Il y a le feu dans la maison syndicale
Si CFDT et CGT consentent de nouveau à s'allier, alors qu'elles avaient refusé l'idée même de faire un 1er mai unitaire (le syndicat réformiste CFDT s'était estimé « insulté » lors du congrès de la CGT à Toulouse), c'est qu'il y a le feu dans la maison syndicale. Les jacqueries sociales et fiscales dignes des siècles passés secouent la France, la grande manifestation de Quimper qui a rassemblé plus de 20 000 personnes le 2 novembre a particulièrement marqué les esprits, entremêlant salariés licenciés et patrons au bord du dépot de bilan , elle a révélé combien les organisations syndicales étaient hors jeu, souvent incapables de canaliser ces colères atomisées, débordées par leurs bases.
Cette panique au sommet des confédérations syndicales n’a pas échappé au gouvernement. C’est d’ailleurs une des raisons pour lesquelles Jean-Marc Ayrault a réactivé la réforme fiscale promise par François Hollande pendant la campagne présidentielle. « Cette initiative politique (...) remet dans le jeu les partenaires sociaux », s’est félicité Ayrault dans le Journal du dimanche. « Il fallait réarmer le dialogue social, les partenaires sociaux ont besoin de débouchés », indique un interlocuteur fréquent de François Hollande.

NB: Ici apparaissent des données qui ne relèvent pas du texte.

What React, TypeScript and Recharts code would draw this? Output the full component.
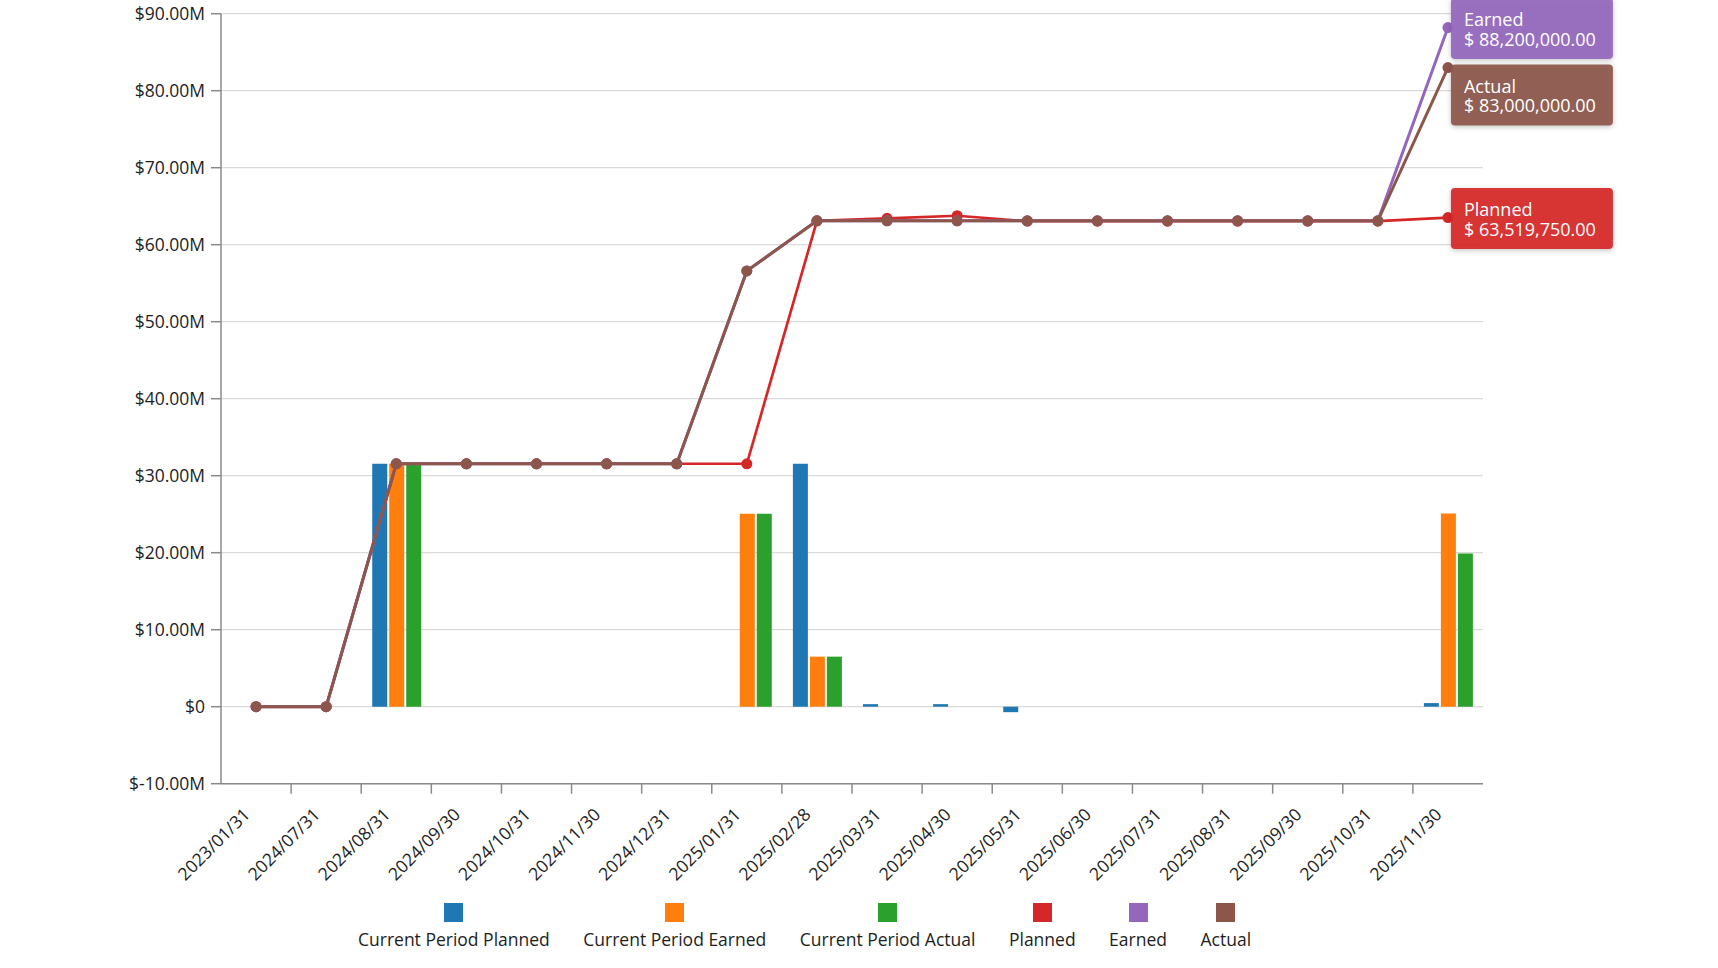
import React from "react";
import { ComposedChart, Bar, Line, XAxis, YAxis, CartesianGrid, LabelList } from "recharts";

const dates = [
	"2023/01/31", "2024/07/31", "2024/08/31", "2024/09/30", "2024/10/31", "2024/11/30",
	"2024/12/31", "2025/01/31", "2025/02/28", "2025/03/31", "2025/04/30", "2025/05/31",
	"2025/06/30", "2025/07/31", "2025/08/31", "2025/09/30", "2025/10/31", "2025/11/30",
];

const periodPlanned = [0, 0, 31550000, 0, 0, 0, 0, 0, 31550000, 330000, 330000, -710000, 0, 0, 0, 0, 0, 469750];
const periodEarned = [0, 0, 31550000, 0, 0, 0, 0, 25050000, 6500000, 0, 0, 0, 0, 0, 0, 0, 0, 25100000];
const periodActual = [0, 0, 31550000, 0, 0, 0, 0, 25050000, 6500000, 0, 0, 0, 0, 0, 0, 0, 0, 19900000];

const planned = [0, 0, 31550000, 31550000, 31550000, 31550000, 31550000, 31550000, 63100000, 63430000, 63760000, 63050000, 63050000, 63050000, 63050000, 63050000, 63050000, 63519750];
const earned = [0, 0, 31550000, 31550000, 31550000, 31550000, 31550000, 56600000, 63100000, 63100000, 63100000, 63100000, 63100000, 63100000, 63100000, 63100000, 63100000, 88200000];
const actual = [0, 0, 31550000, 31550000, 31550000, 31550000, 31550000, 56600000, 63100000, 63100000, 63100000, 63100000, 63100000, 63100000, 63100000, 63100000, 63100000, 83000000];

const yTicks = [-10000000, 0, 10000000, 20000000, 30000000, 40000000, 50000000, 60000000, 70000000, 80000000, 90000000];

const BLUE = "#1f77b4";
const ORANGE = "#ff7f0e";
const GREEN = "#2ca02c";
const RED = "#d62728";
const PURPLE = "#9467bd";
const BROWN = "#8c564b";

const FONT = "'Open Sans', 'Noto Sans', sans-serif";
const TEXT = "#1e1e1e";
const AXIS = "#8a8a8a";

const W = 1718;
const H = 968;
const PLOT_LEFT = 221;
const PLOT_RIGHT = 1483;
const PLOT_TOP = 13.7;
const PLOT_BOTTOM = 783.7;
const BAND = (PLOT_RIGHT - PLOT_LEFT) / dates.length;

const legendItems = [
	{ name: "Current Period Planned", color: BLUE },
	{ name: "Current Period Earned", color: ORANGE },
	{ name: "Current Period Actual", color: GREEN },
	{ name: "Planned", color: RED },
	{ name: "Earned", color: PURPLE },
	{ name: "Actual", color: BROWN },
];

const data = dates.map((date, i) => ({
	date,
	periodPlanned: periodPlanned[i],
	periodEarned: periodEarned[i],
	periodActual: periodActual[i],
	planned: planned[i],
	earned: earned[i],
	actual: actual[i],
}));

function fmtAxis(v: number) {
	if (v === 0) return "$0";
	return `$${(v / 1000000).toFixed(2)}M`;
}

function fmtMoney(v: number) {
	return "$ " + v.toLocaleString("en-US", { minimumFractionDigits: 2, maximumFractionDigits: 2 });
}

function DateTick(props: any) {
	const { x, payload, index } = props;
	return (
		<g>
			{index > 0 && (
				<line x1={x - BAND / 2} x2={x - BAND / 2}
				      y1={PLOT_BOTTOM} y2={PLOT_BOTTOM + 10}
				      stroke={AXIS} strokeWidth={1.5} />
			)}
			<text transform={`translate(${x - 5},${PLOT_BOTTOM + 32}) rotate(-45)`}
			      textAnchor="end"
			      fontSize={17.5}
			      fontFamily={FONT}
			      fill={TEXT}>
				{payload.value}
			</text>
		</g>
	);
}

function endLabel(name: string, color: string, shift: number) {
	const id = `shadow-${name}`;
	return (props: any) => {
		const { x, y, value, index } = props;
		if (index !== dates.length - 1) return null;
		const top = y - 29.5 + shift;
		return (
			<g>
				<defs>
					<filter id={id} x="-20%" y="-30%" width="140%" height="160%">
						<feDropShadow dx="0" dy="1.5" stdDeviation="2.5" floodOpacity="0.25" />
					</filter>
				</defs>
				<rect x={x + 3} y={top} width={162} height={61} rx={4}
				      fill={color} fillOpacity={0.92} filter={`url(#${id})`} />
				<text fill="#fff" fontSize={18} fontFamily={FONT}>
					<tspan x={x + 16} y={top + 28}>{name}</tspan>
					<tspan x={x + 16} y={top + 47.5}>{fmtMoney(value)}</tspan>
				</text>
			</g>
		);
	};
}

export default function App() {
	return (
		<div style={{ position: "absolute", left: 0, top: 0, width: W, height: H, background: "#fff" }}>
			<ComposedChart width={W}
			               height={H}
			               data={data}
			               barSize={15}
			               barGap={2}
			               style={{ overflow: "visible" }}
			               margin={{ top: PLOT_TOP, right: W - PLOT_RIGHT, left: 0, bottom: 0 }}>
				<CartesianGrid vertical={false} stroke="#dadada" strokeWidth={1.3} />
				<XAxis dataKey="date"
				       height={H - PLOT_BOTTOM}
				       interval={0}
				       tickLine={false}
				       axisLine={{ stroke: AXIS, strokeWidth: 1.5 }}
				       tick={<DateTick />} />
				<YAxis width={PLOT_LEFT}
				       type="number"
				       domain={[-10000000, 90000000]}
				       ticks={yTicks}
				       interval={0}
				       tickFormatter={fmtAxis}
				       tickSize={10}
				       tickMargin={6}
				       axisLine={{ stroke: AXIS, strokeWidth: 1.5 }}
				       tickLine={{ stroke: AXIS, strokeWidth: 1.5 }}
				       tick={{ fontSize: 17.5, fill: TEXT, fontFamily: FONT }} />
				<Bar dataKey="periodPlanned" fill={BLUE} isAnimationActive={false} />
				<Bar dataKey="periodEarned" fill={ORANGE} isAnimationActive={false} />
				<Bar dataKey="periodActual" fill={GREEN} isAnimationActive={false} />
				<Line dataKey="planned" type="linear" stroke={RED} strokeWidth={2.7}
				      dot={{ r: 5.5, fill: RED, stroke: RED, strokeWidth: 0 }}
				      activeDot={false} isAnimationActive={false}>
					<LabelList dataKey="planned" content={endLabel("Planned", RED, 0)} />
				</Line>
				<Line dataKey="earned" type="linear" stroke={PURPLE} strokeWidth={3}
				      dot={{ r: 5.5, fill: PURPLE, stroke: PURPLE, strokeWidth: 0 }}
				      activeDot={false} isAnimationActive={false}>
					<LabelList dataKey="earned" content={endLabel("Earned", PURPLE, 0)} />
				</Line>
				<Line dataKey="actual" type="linear" stroke={BROWN} strokeWidth={3}
				      dot={{ r: 5.5, fill: BROWN, stroke: BROWN, strokeWidth: 0 }}
				      activeDot={false} isAnimationActive={false}>
					<LabelList dataKey="actual" content={endLabel("Actual", BROWN, 26.5)} />
				</Line>
			</ComposedChart>
			<div style={{
				position: "absolute",
				left: 358,
				top: 903,
				display: "flex",
				gap: 33.5,
				fontFamily: FONT,
				fontSize: 17.5,
				color: TEXT,
			}}>
				{legendItems.map((item) => (
					<div key={item.name}
					     style={{ display: "flex", flexDirection: "column", alignItems: "center" }}>
						<div style={{ width: 19, height: 19, background: item.color, marginBottom: 5 }} />
						<div style={{ whiteSpace: "nowrap", lineHeight: "24px" }}>{item.name}</div>
					</div>
				))}
			</div>
		</div>
	);
}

L’échec de la mobilisation contre la réforme des retraites, véritable camouflet pour les syndicats qui y étaient opposés (CGT, Solidaires, FSU, FO etc.), ne peut d’ailleurs qu’encourager le gouvernement à poursuivre dans cette voie. « Le gouvernement enferme les syndicats dans le syndicalisme institutionnel. Il prône la concertation, la négociation mais au fond, c'est bidon, s’inquiète Annick Coupé, de Solidaires. Nous allons de réunions en réunions qui ne servent à rien. Et cela contribue à faire croire aux salariés que nous sommes d'accord avec tout ce qu'il décide. » la gestion erratique du pouvoir ces derniers mois a dérouté les syndicats. « Nos militants disent qu'ils ont fait les manifs contre l'accord emploi, contre la réforme des retraites, tout ça sans que le gouvernement cède. Par contre, 2 000 personnes qui s’en prennent à des portiques écotaxes, ça suffit à faire reculer l'exécutif ! Pas étonnant que certains se disent qu’ils n’ont qu’à casser pour faire entendre nos revendications... ou qu’ils choisissent de s’exprimer dans les urnes, y compris en votant pour le Front national », explique Stéphane Lardy de FO.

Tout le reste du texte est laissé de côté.